Fortunately, our work brought us together in a common cause and spirit.
As part of our long-term advocacy for marriage equality and our efforts to serve our members, in 2011, and again this May, Holy Covenant UCC joined with Temple Beth El and Piedmont Unitarian Universalist Church in Charlotte in sponsoring joint, interfaith weddings in Washington, D.C., for 13 North Carolina couples determined to have a legal marriage. After the U. S. Supreme Court declared Section 3 of the Defense of Marriage Act unconstitutional in 2013, it became not only spiritually important but also financially advantageous for gay and lesbian couples to seek legal marriage. This prompted more and more of our couples to go out of state for legal weddings, often depriving the couple the opportunity to celebrate with their faith family.

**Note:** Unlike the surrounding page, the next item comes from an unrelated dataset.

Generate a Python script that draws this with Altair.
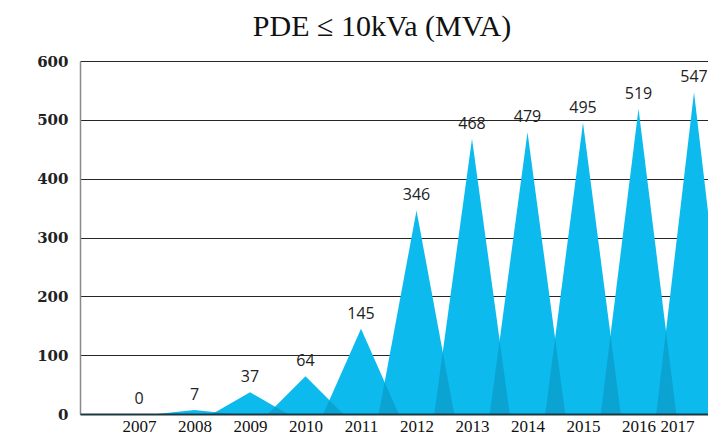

Since 2006, I, Nancy, pastor of Holy Covenant United Church of Christ, have been defying Amendment One by performing same-gender marriages for couples within my congregation. Though these ceremonies have no legal standing, they carry great spiritual and covenantal significance for the marrying couples and the congregants who love and support them in their mutual commitments of fidelity. As all members are welcome to receive the sacraments of baptism and communion, so, too, should the rite of marriage be available to all adults who are able to forge a committed relationship of love and honor. Through the years I have witnessed the strength and stability of thriving same-gender relationships. These couples and families value their commitments and should be granted the same legal and cultural status marriage carries for opposite-gender couples.
My calling as a minister is to share the good news of God's great love for all. Holy Covenant welcomes all into the body of Christ, proclaiming God's love and blessing. Amendment One judges some citizens as unfit for the blessing of God. We reject that notion. The law can create a legal, established, family relationship between adults that is recognized socially and professionally. Though God is above the law, God's children are subject to the limitations of human constructs. It is time for the state of North Carolina to allow all clergy the religious freedom to follow their conscience in performing (or not performing) same-gender marriages.
Rabbi Jonathan Freirich has longed to bring same-gender marriage into the arena of freedom of religion since first contemplating doing same-gender weddings as a rabbinical student in the 1990s. It seems so intuitive that since our federal and state governments trust our discretion as clergy to officiate at weddings, they should also trust us to determine which couples are worthy of marriage in our communities. All of the mainstream movements to which Rabbi Jonathan belongs, including reform and reconstructionist Jewish communities, advocate LGBT inclusion and officiating at same-gender weddings – this perspective is not a minority view.
It is time to unite around the notion that all couples wishing to form families in the context of our mainstream faith communities should also have access to marriage as a sacred and civil way of affirming their lives and commitments.